Provided material —

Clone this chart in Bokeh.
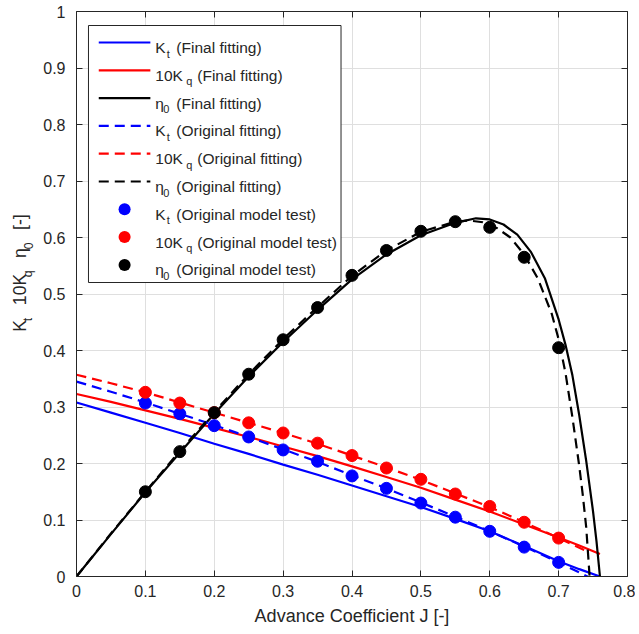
import numpy as np
from bokeh.plotting import figure
from bokeh.layouts import row
from bokeh.models import (Range1d, LinearAxis, FixedTicker, CustomJSTickFormatter,
                          Label, Arrow, BoxAnnotation)
from bokeh.embed import file_html
from bokeh.resources import INLINE

# ---------------- data ----------------
x_ticks = [0, 0.1, 0.2, 0.3, 0.4, 0.5, 0.6, 0.7, 0.8]
y_ticks = [0, 0.1, 0.2, 0.3, 0.4, 0.5, 0.6, 0.7, 0.8, 0.9, 1.0]

# model test points
J_test = [0.10, 0.15, 0.20, 0.25, 0.30, 0.35, 0.40, 0.45, 0.50, 0.55, 0.60, 0.65, 0.70]
Kt_test = [0.307, 0.288, 0.267, 0.247, 0.224, 0.204, 0.178, 0.156, 0.130, 0.105, 0.080, 0.052, 0.025]
Kq10_test = [0.326, 0.307, 0.290, 0.272, 0.254, 0.236, 0.214, 0.192, 0.172, 0.146, 0.124, 0.096, 0.068]
eta_test = [0.150, 0.221, 0.290, 0.358, 0.419, 0.476, 0.533, 0.577, 0.611, 0.628, 0.618, 0.565, 0.405]

# final fitting
J_final_K = [0, 0.05, 0.10, 0.15, 0.20, 0.25, 0.30, 0.35, 0.40, 0.45, 0.50, 0.55, 0.60, 0.65, 0.70, 0.73, 0.76]
Kt_final = [0.308, 0.290, 0.272, 0.254, 0.235, 0.217, 0.198, 0.180, 0.161, 0.142, 0.123, 0.102, 0.080, 0.054, 0.027, 0.013, 0.0]
Kq10_final = [0.323, 0.309, 0.294, 0.279, 0.263, 0.247, 0.230, 0.213, 0.195, 0.176, 0.157, 0.136, 0.115, 0.092, 0.069, 0.055, 0.040]
J_final_eta = [0, 0.05, 0.10, 0.15, 0.20, 0.25, 0.30, 0.35, 0.40, 0.45, 0.50, 0.55, 0.58, 0.60, 0.62,
               0.64, 0.66, 0.68, 0.70, 0.71, 0.72, 0.73, 0.74, 0.75, 0.755, 0.760]
eta_final = [0, 0.075, 0.149, 0.219, 0.288, 0.354, 0.415, 0.472, 0.526, 0.570, 0.604, 0.626, 0.634, 0.632, 0.623,
             0.605, 0.574, 0.528, 0.455, 0.410, 0.356, 0.285, 0.205, 0.115, 0.062, 0.0]

# original fitting
J_orig_K = [0, 0.05, 0.10, 0.15, 0.20, 0.25, 0.30, 0.35, 0.40, 0.45, 0.50, 0.55, 0.60, 0.65, 0.70, 0.742]
Kt_orig = [0.345, 0.327, 0.308, 0.288, 0.268, 0.247, 0.225, 0.203, 0.179, 0.156, 0.131, 0.106, 0.080, 0.053, 0.025, 0.0]
Kq10_orig = [0.357, 0.342, 0.326, 0.308, 0.290, 0.272, 0.254, 0.235, 0.214, 0.193, 0.171, 0.147, 0.123, 0.096, 0.068, 0.044]
J_orig_eta = [0, 0.05, 0.10, 0.15, 0.20, 0.25, 0.30, 0.35, 0.40, 0.45, 0.50, 0.55, 0.57, 0.59, 0.61,
              0.63, 0.65, 0.67, 0.69, 0.70, 0.71, 0.72, 0.73, 0.735, 0.74, 0.745]
eta_orig = [0, 0.076, 0.150, 0.222, 0.291, 0.358, 0.420, 0.477, 0.532, 0.577, 0.610, 0.628, 0.630, 0.627, 0.617,
            0.600, 0.570, 0.527, 0.465, 0.420, 0.360, 0.282, 0.195, 0.145, 0.088, 0.0]

x_title = "Advance Coefficient J [-]"
legend_rows = [
    ("K", "t", "(Final fitting)", "#0000ff", "line", None),
    ("10K", "q", "(Final fitting)", "#ff0000", "line", None),
    ("\u03b7", "0", "(Final fitting)", "#000000", "line", None),
    ("K", "t", "(Original fitting)", "#0000ff", "line", "10 6"),
    ("10K", "q", "(Original fitting)", "#ff0000", "line", "10 6"),
    ("\u03b7", "0", "(Original fitting)", "#000000", "line", "10 6"),
    ("K", "t", "(Original model test)", "#0000ff", "dot", None),
    ("10K", "q", "(Original model test)", "#ff0000", "dot", None),
    ("\u03b7", "0", "(Original model test)", "#000000", "dot", None),
]
# (text, is_subscript, gap before it in spaces)
y_title_parts = [("K", False, 0), ("t", True, 0), ("10K", False, 3), ("q", True, 0),
                 ("\u03b7", False, 3), ("0", True, 0), ("[-]", False, 3)]

# ---------------- layout constants ----------------
FONT = "Liberation Sans"
TXT = "#262626"
H = 632
YT_W = 40                     # width of the strip that carries the y title
FRAME_W, FRAME_H = 552, 565
XR, YR = (0.0, 0.8), (0.0, 1.0)

def fx(px):  # frame-relative px (from left) -> data x
    return XR[0] + px * (XR[1] - XR[0]) / FRAME_W

def fy(py):  # frame-relative px (from top, downward) -> data y
    return YR[1] - py * (YR[1] - YR[0]) / FRAME_H

p = figure(width=75 - YT_W + FRAME_W + 8, height=H, x_range=Range1d(*XR), y_range=Range1d(*YR),
           output_backend="svg", toolbar_location=None,
           min_border_left=75 - YT_W, min_border_right=8, min_border_top=11,
           min_border_bottom=H - 11 - FRAME_H)
p.outline_line_color = None
p.background_fill_color = "white"
p.border_fill_color = "white"

fmt = CustomJSTickFormatter(code="return Number(tick.toFixed(1)).toString();")
blank = CustomJSTickFormatter(code="return '';")

def style_axis(ax, ticks, show_labels, standoff=8):
    ax.ticker = FixedTicker(ticks=ticks)
    ax.axis_line_color = TXT
    ax.axis_line_width = 1
    ax.major_tick_line_color = TXT
    ax.major_tick_line_width = 1
    ax.major_tick_in = 6
    ax.major_tick_out = 0
    ax.minor_tick_line_color = None
    if show_labels:
        ax.formatter = fmt
        ax.major_label_text_font = FONT
        ax.major_label_text_font_size = "16px"
        ax.major_label_text_color = TXT
        ax.major_label_standoff = standoff
    else:
        ax.formatter = blank
        ax.major_label_standoff = 0
        ax.major_label_text_font_size = "1px"

style_axis(p.xaxis[0], x_ticks, True, standoff=8)
style_axis(p.yaxis[0], y_ticks, True, standoff=11)
p.xaxis[0].axis_label = x_title
p.xaxis[0].axis_label_text_font = FONT
p.xaxis[0].axis_label_text_font_size = "18px"
p.xaxis[0].axis_label_text_font_style = "normal"
p.xaxis[0].axis_label_text_color = TXT
p.xaxis[0].axis_label_standoff = 6
top_ax = LinearAxis()
right_ax = LinearAxis()
style_axis(top_ax, x_ticks, False)
style_axis(right_ax, y_ticks, False)
p.add_layout(top_ax, "above")
p.add_layout(right_ax, "right")

for g in (p.xgrid[0], p.ygrid[0]):
    g.grid_line_color = "#dfdfdf"
    g.grid_line_width = 1

LW = 2.2
DASH = "10 6"
# fitted curves
p.line(J_final_K, Kt_final, line_color="#0000ff", line_width=LW)
p.line(J_final_K, Kq10_final, line_color="#ff0000", line_width=LW)
p.line(J_final_eta, eta_final, line_color="#000000", line_width=LW)
p.line(J_orig_K, Kt_orig, line_color="#0000ff", line_width=LW, line_dash=DASH)
p.line(J_orig_K, Kq10_orig, line_color="#ff0000", line_width=LW, line_dash=DASH)
p.line(J_orig_eta, eta_orig, line_color="#000000", line_width=LW, line_dash=DASH)
# model test points
p.scatter(J_test, Kt_test, marker="circle", size=12, fill_color="#0000ff", line_color="#0000ff")
p.scatter(J_test, Kq10_test, marker="circle", size=12, fill_color="#ff0000", line_color="#ff0000")
p.scatter(J_test, eta_test, marker="circle", size=12, fill_color="#000000", line_color="#000000")

# ---------------- legend (drawn by hand for the sub-scripts) ----------------
LEG_L, LEG_R, LEG_T, LEG_B = 12, 265, 14, 271
ROW0, ROW_DY = 31, 27.8
SAMPLE_X0, SAMPLE_X1 = 22.3, 74
TEXT_X = 79
SUB_X = {"K": 90.5, "10K": 110, "\u03b7": 87}
REST_X = {"K": 100, "10K": 121, "\u03b7": 100}
LEG_FS, SUB_FS = "15.5px", "11px"

p.add_layout(BoxAnnotation(left=fx(LEG_L), right=fx(LEG_R), top=fy(LEG_T), bottom=fy(LEG_B),
                           fill_color="white", fill_alpha=1.0, line_color=TXT, line_alpha=1.0,
                           line_width=1))
for i, (main, sub, rest, col, kind, dash) in enumerate(legend_rows):
    ry = ROW0 + ROW_DY * i
    if kind == "line":
        p.add_layout(Arrow(x_start=fx(SAMPLE_X0), y_start=fy(ry), x_end=fx(SAMPLE_X1), y_end=fy(ry),
                           end=None, line_color=col, line_width=LW,
                           line_dash=dash if dash else "solid"))
    else:
        cx = (SAMPLE_X0 + SAMPLE_X1) / 2
        p.add_layout(Arrow(x_start=fx(cx), y_start=fy(ry), x_end=fx(cx + 0.05), y_end=fy(ry),
                           end=None, line_color=col, line_width=12, line_cap="round"))
    p.add_layout(Label(x=fx(TEXT_X), y=fy(ry + 5), text=main, text_font=FONT, text_font_size=LEG_FS,
                       text_color=TXT, text_baseline="alphabetic", text_align="left"))
    p.add_layout(Label(x=fx(SUB_X[main]), y=fy(ry + 11), text=sub, text_font=FONT, text_font_size=SUB_FS,
                       text_color=TXT, text_baseline="alphabetic", text_align="left"))
    p.add_layout(Label(x=fx(REST_X[main]), y=fy(ry + 5), text=rest, text_font=FONT, text_font_size=LEG_FS,
                       text_color=TXT, text_baseline="alphabetic", text_align="left"))

# ---------------- y title (rotated, with sub-scripts) in a narrow strip ----------------
yt = figure(width=YT_W, height=H, x_range=Range1d(0, YT_W), y_range=Range1d(0, H),
            output_backend="svg", toolbar_location=None,
            x_axis_location=None, y_axis_location=None, min_border=0)
yt.outline_line_color = None
yt.background_fill_color = "white"
yt.border_fill_color = "white"
yt.xgrid.visible = False
yt.ygrid.visible = False

EM = {"K": 0.667, "t": 0.278, " ": 0.278, "1": 0.556, "0": 0.556, "q": 0.556,
      "\u03b7": 0.556, "[": 0.278, "-": 0.333, "]": 0.278}
MAIN_FS, SUBY_FS = 17.6, 12.3

def part_len(txt, fs):
    return sum(EM.get(c, 0.556) for c in txt) * fs

total = sum(g * EM[" "] * MAIN_FS + part_len(t, SUBY_FS if s else MAIN_FS) for t, s, g in y_title_parts)
pos = 11 + FRAME_H / 2 + total / 2   # page y of the bottom end: centred on the frame
for txt, is_sub, gap in y_title_parts:
    pos -= gap * EM[" "] * MAIN_FS
    fs = SUBY_FS if is_sub else MAIN_FS
    cx = 27.5 if is_sub else 19
    yt.add_layout(Label(x=cx, y=H - pos, text=txt, angle=np.pi / 2, text_font=FONT,
                        text_font_size=f"{fs}px", text_color=TXT, text_align="left",
                        text_baseline="middle"))
    pos -= part_len(txt, fs)

layout = row(yt, p, spacing=0)
open("out.html", "w").write(file_html(layout, INLINE))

The task —
Exactly as they appear, print the lines of the listing above from its first line through the line that contains "0.8, 0.9, 1.0]", minus the pictures.

Written response —
Clone this chart in Bokeh.
import numpy as np
from bokeh.plotting import figure
from bokeh.layouts import row
from bokeh.models import (Range1d, LinearAxis, FixedTicker, CustomJSTickFormatter,
                          Label, Arrow, BoxAnnotation)
from bokeh.embed import file_html
from bokeh.resources import INLINE

# ---------------- data ----------------
x_ticks = [0, 0.1, 0.2, 0.3, 0.4, 0.5, 0.6, 0.7, 0.8]
y_ticks = [0, 0.1, 0.2, 0.3, 0.4, 0.5, 0.6, 0.7, 0.8, 0.9, 1.0]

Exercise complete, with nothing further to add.